[Source code of charts]
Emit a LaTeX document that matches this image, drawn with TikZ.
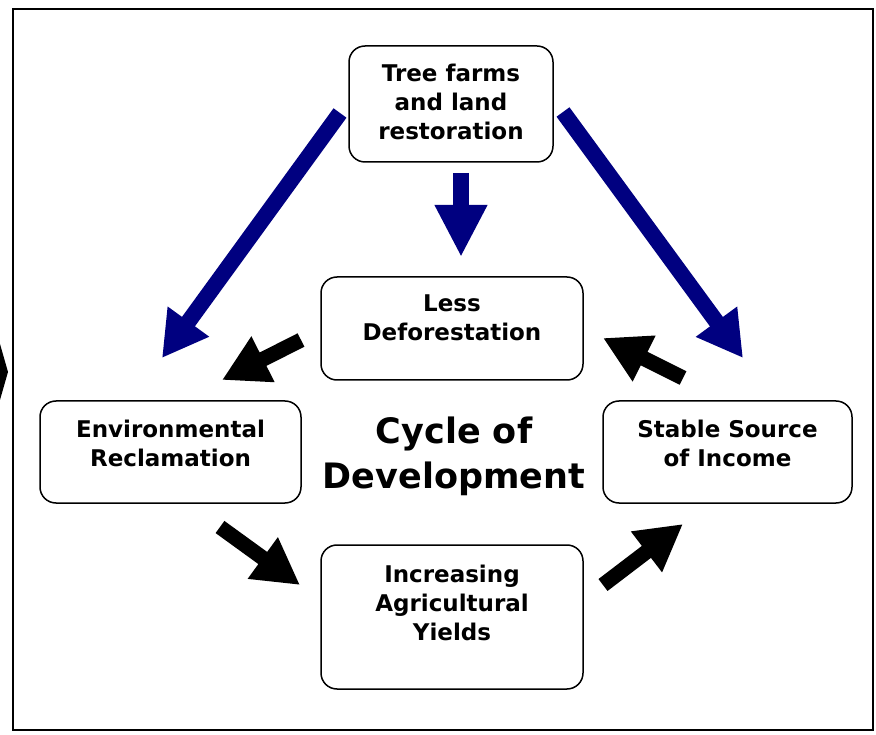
\documentclass[tikz,border=0pt]{standalone}
\usepackage{fontspec}
\setmainfont{DejaVu Sans}
\usetikzlibrary{arrows.meta}
\definecolor{navyblue}{RGB}{0,0,128}

\tikzset{
  box/.style={draw, line width=1.5pt, rounded corners=16pt, inner sep=0pt},
  lbl/.style={align=center, font=\fontsize{23}{29}\selectfont\bfseries},
  bluearrow/.style={navyblue, line width=16pt, -{Triangle[length=45pt,width=48pt]}},
  blackarrow/.style={black, line width=15pt, -{Triangle[length=46pt,width=48pt]}},
}

\begin{document}
\begin{tikzpicture}[x=1pt,y=-1pt]
	\useasboundingbox (0,0) rectangle (876,735);
	\draw[line width=2pt] (13,9) rectangle (873,730);
	\fill (0,344) -- (8,372) -- (0,400) -- cycle;
	
	% boxes
	\node[box, minimum width=204pt, minimum height=116pt] (tree) at (451,104) {};
	\node[box, minimum width=262pt, minimum height=103pt] (less) at (452,328.5) {};
	\node[box, minimum width=261pt, minimum height=102pt] (env) at (170.5,452) {};
	\node[box, minimum width=249pt, minimum height=102pt] (stable) at (727.5,452) {};
	\node[box, minimum width=262pt, minimum height=144pt] (yields) at (452,617) {};
	
	\node[lbl] (treetext) at (451,102) {Tree farms\\and land\\restoration};
	\node[lbl] (lesstext) at (452,318) {Less\\Deforestation};
	\node[lbl] (envtext) at (170.5,443) {Environmental\\Reclamation};
	\node[lbl] (stabletext) at (727.5,443) {Stable Source\\of Income};
	\node[lbl] (yieldstext) at (452,603) {Increasing\\Agricultural\\Yields};
	\node[align=center, font=\fontsize{35}{45}\selectfont\bfseries] (cycle) at (454,456) {Cycle of\\Development};
	
	% blue arrows
	\coordinate (tl-from) at (340,113);
	\coordinate (tl-to) at (162,358);
	\coordinate (tr-from) at (563,112);
	\coordinate (tr-to) at (743,358);
	\coordinate (tm-from) at (461,173);
	\coordinate (tm-to) at (461,257);
	\draw[bluearrow] (tl-from) -- (tl-to);
	\draw[bluearrow] (tr-from) -- (tr-to);
	\draw[bluearrow, -{Triangle[length=52pt,width=49pt]}] (tm-from) -- (tm-to);
	
	% black arrows
	\coordinate (le-from) at (301,340);
	\coordinate (le-to) at (222,380);
	\coordinate (ey-from) at (220,527);
	\coordinate (ey-to) at (300,585);
	\coordinate (ys-from) at (603,585);
	\coordinate (ys-to) at (683,524);
	\coordinate (sl-from) at (683,378);
	\coordinate (sl-to) at (603,338);
	\draw[blackarrow] (le-from) -- (le-to);
	\draw[blackarrow] (ey-from) -- (ey-to);
	\draw[blackarrow] (ys-from) -- (ys-to);
	\draw[blackarrow] (sl-from) -- (sl-to);
\end{tikzpicture}
\end{document}
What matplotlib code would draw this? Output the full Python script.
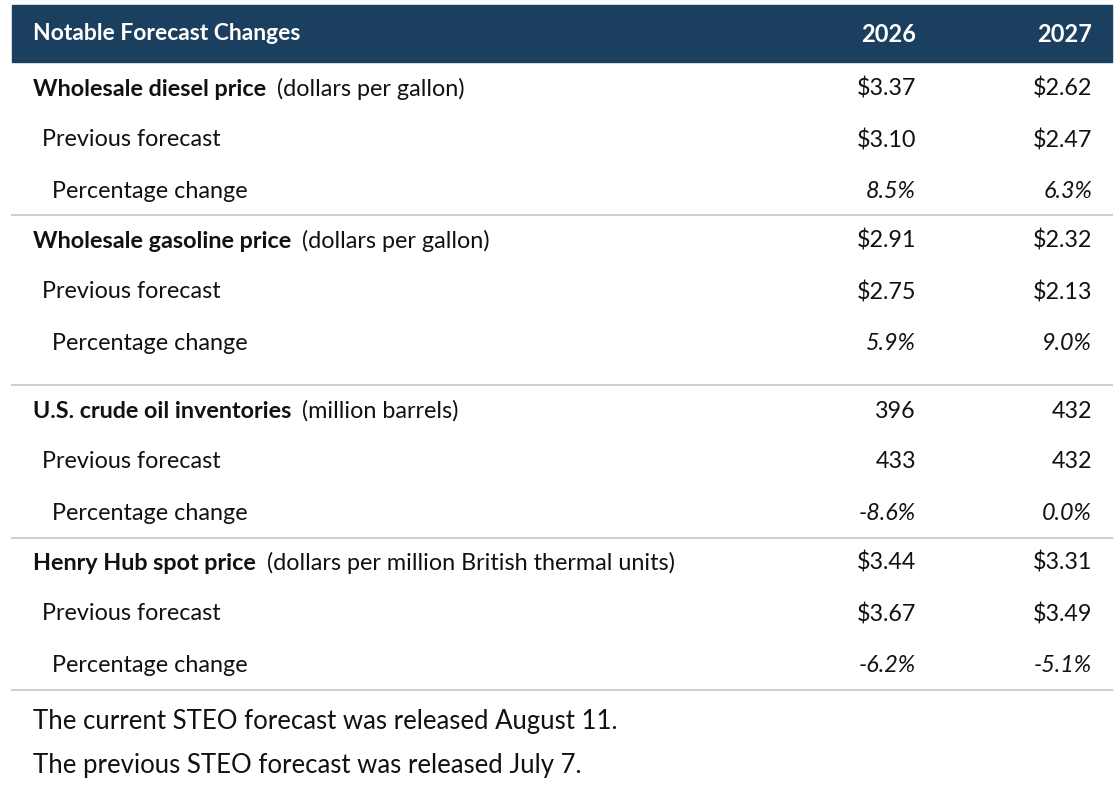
import matplotlib
matplotlib.use("Agg")
import matplotlib.pyplot as plt
from matplotlib.patches import Rectangle

title = "Notable Forecast Changes"
years = ["2026", "2027"]
groups = [
    ("Wholesale diesel price", "(dollars per gallon)"),
    ("Wholesale gasoline price", "(dollars per gallon)"),
    ("U.S. crude oil inventories", "(million barrels)"),
    ("Henry Hub spot price", "(dollars per million British thermal units)"),
]
current = [["$3.37", "$2.62"], ["$2.91", "$2.32"], ["396", "432"], ["$3.44", "$3.31"]]
previous = [["$3.10", "$2.47"], ["$2.75", "$2.13"], ["433", "432"], ["$3.67", "$3.49"]]
pct = [["8.5%", "6.3%"], ["5.9%", "9.0%"], ["-8.6%", "0.0%"], ["-6.2%", "-5.1%"]]
notes = ["The current STEO forecast was released August 11.",
         "The previous STEO forecast was released July 7."]

plt.rcParams['font.family'] = ['Lato', 'DejaVu Sans']
fig = plt.figure(figsize=(11.18, 8), dpi=100)
ax = fig.add_axes([0, 0, 1, 1])
ax.set_xlim(0, 1118); ax.set_ylim(800, 0); ax.axis("off")

ax.add_patch(Rectangle((12, 5), 1100, 57, color="#1b3f5e"))
ax.text(33, 34, title, color="white", fontsize=16.5, fontweight="bold", va="center")
colx = [916, 1092]
for x, y in zip(colx, years):
    ax.text(x, 34, y, color="white", fontsize=17, fontweight="bold", va="center", ha="right")

tops = [89, 241, 411, 563]
seps = [215, 385, 538, 690]
fs = 16.8
for i, (name, unit) in enumerate(groups):
    y0 = tops[i]
    t = ax.text(33, y0, name, fontsize=fs, fontweight="bold", va="center", color="#111")
    fig.canvas.draw()
    bb = t.get_window_extent()
    ax.text(bb.x1 + 11, y0, unit, fontsize=fs, va="center", color="#111")
    ax.text(42, y0 + 51, "Previous forecast", fontsize=fs, va="center", color="#111")
    ax.text(52, y0 + 102, "Percentage change", fontsize=fs, va="center", color="#111")
    for j, x in enumerate(colx):
        ax.text(x, y0, current[i][j], fontsize=fs, va="center", ha="right", color="#111")
        ax.text(x, y0 + 51, previous[i][j], fontsize=fs, va="center", ha="right", color="#111")
        ax.text(x, y0 + 102, pct[i][j], fontsize=fs, va="center", ha="right",
                style="italic", color="#111")
    ax.plot([12, 1112], [seps[i], seps[i]], color="#d0d0d0", lw=1.5)

ax.text(33, 722, notes[0], fontsize=18.5, va="center", color="#111")
ax.text(33, 765, notes[1], fontsize=18.5, va="center", color="#111")
fig.savefig("out.png", dpi=100)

■ **To do**
Omit the pictures, then quote the rest of the material above exactly.

■ **Final result**
Emit a LaTeX document that matches this image, drawn with TikZ.
\documentclass[tikz,border=0pt]{standalone}
\usepackage{fontspec}
\setmainfont{DejaVu Sans}
\usetikzlibrary{arrows.meta}
\definecolor{navyblue}{RGB}{0,0,128}

\tikzset{
  box/.style={draw, line width=1.5pt, rounded corners=16pt, inner sep=0pt},
  lbl/.style={align=center, font=\fontsize{23}{29}\selectfont\bfseries},
  bluearrow/.style={navyblue, line width=16pt, -{Triangle[length=45pt,width=48pt]}},
  blackarrow/.style={black, line width=15pt, -{Triangle[length=46pt,width=48pt]}},
}

\begin{document}
\begin{tikzpicture}[x=1pt,y=-1pt]
	\useasboundingbox (0,0) rectangle (876,735);
	\draw[line width=2pt] (13,9) rectangle (873,730);
	\fill (0,344) -- (8,372) -- (0,400) -- cycle;
	
	% boxes
	\node[box, minimum width=204pt, minimum height=116pt] (tree) at (451,104) {};
	\node[box, minimum width=262pt, minimum height=103pt] (less) at (452,328.5) {};
	\node[box, minimum width=261pt, minimum height=102pt] (env) at (170.5,452) {};
	\node[box, minimum width=249pt, minimum height=102pt] (stable) at (727.5,452) {};
	\node[box, minimum width=262pt, minimum height=144pt] (yields) at (452,617) {};
	
	\node[lbl] (treetext) at (451,102) {Tree farms\\and land\\restoration};
	\node[lbl] (lesstext) at (452,318) {Less\\Deforestation};
	\node[lbl] (envtext) at (170.5,443) {Environmental\\Reclamation};
	\node[lbl] (stabletext) at (727.5,443) {Stable Source\\of Income};
	\node[lbl] (yieldstext) at (452,603) {Increasing\\Agricultural\\Yields};
	\node[align=center, font=\fontsize{35}{45}\selectfont\bfseries] (cycle) at (454,456) {Cycle of\\Development};
	
	% blue arrows
	\coordinate (tl-from) at (340,113);
	\coordinate (tl-to) at (162,358);
	\coordinate (tr-from) at (563,112);
	\coordinate (tr-to) at (743,358);
	\coordinate (tm-from) at (461,173);
	\coordinate (tm-to) at (461,257);
	\draw[bluearrow] (tl-from) -- (tl-to);
	\draw[bluearrow] (tr-from) -- (tr-to);
	\draw[bluearrow, -{Triangle[length=52pt,width=49pt]}] (tm-from) -- (tm-to);
	
	% black arrows
	\coordinate (le-from) at (301,340);
	\coordinate (le-to) at (222,380);
	\coordinate (ey-from) at (220,527);
	\coordinate (ey-to) at (300,585);
	\coordinate (ys-from) at (603,585);
	\coordinate (ys-to) at (683,524);
	\coordinate (sl-from) at (683,378);
	\coordinate (sl-to) at (603,338);
	\draw[blackarrow] (le-from) -- (le-to);
	\draw[blackarrow] (ey-from) -- (ey-to);
	\draw[blackarrow] (ys-from) -- (ys-to);
	\draw[blackarrow] (sl-from) -- (sl-to);
\end{tikzpicture}
\end{document}
What matplotlib code would draw this? Output the full Python script.
import matplotlib
matplotlib.use("Agg")
import matplotlib.pyplot as plt
from matplotlib.patches import Rectangle

title = "Notable Forecast Changes"
years = ["2026", "2027"]
groups = [
    ("Wholesale diesel price", "(dollars per gallon)"),
    ("Wholesale gasoline price", "(dollars per gallon)"),
    ("U.S. crude oil inventories", "(million barrels)"),
    ("Henry Hub spot price", "(dollars per million British thermal units)"),
]
current = [["$3.37", "$2.62"], ["$2.91", "$2.32"], ["396", "432"], ["$3.44", "$3.31"]]
previous = [["$3.10", "$2.47"], ["$2.75", "$2.13"], ["433", "432"], ["$3.67", "$3.49"]]
pct = [["8.5%", "6.3%"], ["5.9%", "9.0%"], ["-8.6%", "0.0%"], ["-6.2%", "-5.1%"]]
notes = ["The current STEO forecast was released August 11.",
         "The previous STEO forecast was released July 7."]

plt.rcParams['font.family'] = ['Lato', 'DejaVu Sans']
fig = plt.figure(figsize=(11.18, 8), dpi=100)
ax = fig.add_axes([0, 0, 1, 1])
ax.set_xlim(0, 1118); ax.set_ylim(800, 0); ax.axis("off")

ax.add_patch(Rectangle((12, 5), 1100, 57, color="#1b3f5e"))
ax.text(33, 34, title, color="white", fontsize=16.5, fontweight="bold", va="center")
colx = [916, 1092]
for x, y in zip(colx, years):
    ax.text(x, 34, y, color="white", fontsize=17, fontweight="bold", va="center", ha="right")

tops = [89, 241, 411, 563]
seps = [215, 385, 538, 690]
fs = 16.8
for i, (name, unit) in enumerate(groups):
    y0 = tops[i]
    t = ax.text(33, y0, name, fontsize=fs, fontweight="bold", va="center", color="#111")
    fig.canvas.draw()
    bb = t.get_window_extent()
    ax.text(bb.x1 + 11, y0, unit, fontsize=fs, va="center", color="#111")
    ax.text(42, y0 + 51, "Previous forecast", fontsize=fs, va="center", color="#111")
    ax.text(52, y0 + 102, "Percentage change", fontsize=fs, va="center", color="#111")
    for j, x in enumerate(colx):
        ax.text(x, y0, current[i][j], fontsize=fs, va="center", ha="right", color="#111")
        ax.text(x, y0 + 51, previous[i][j], fontsize=fs, va="center", ha="right", color="#111")
        ax.text(x, y0 + 102, pct[i][j], fontsize=fs, va="center", ha="right",
                style="italic", color="#111")
    ax.plot([12, 1112], [seps[i], seps[i]], color="#d0d0d0", lw=1.5)

ax.text(33, 722, notes[0], fontsize=18.5, va="center", color="#111")
ax.text(33, 765, notes[1], fontsize=18.5, va="center", color="#111")
fig.savefig("out.png", dpi=100)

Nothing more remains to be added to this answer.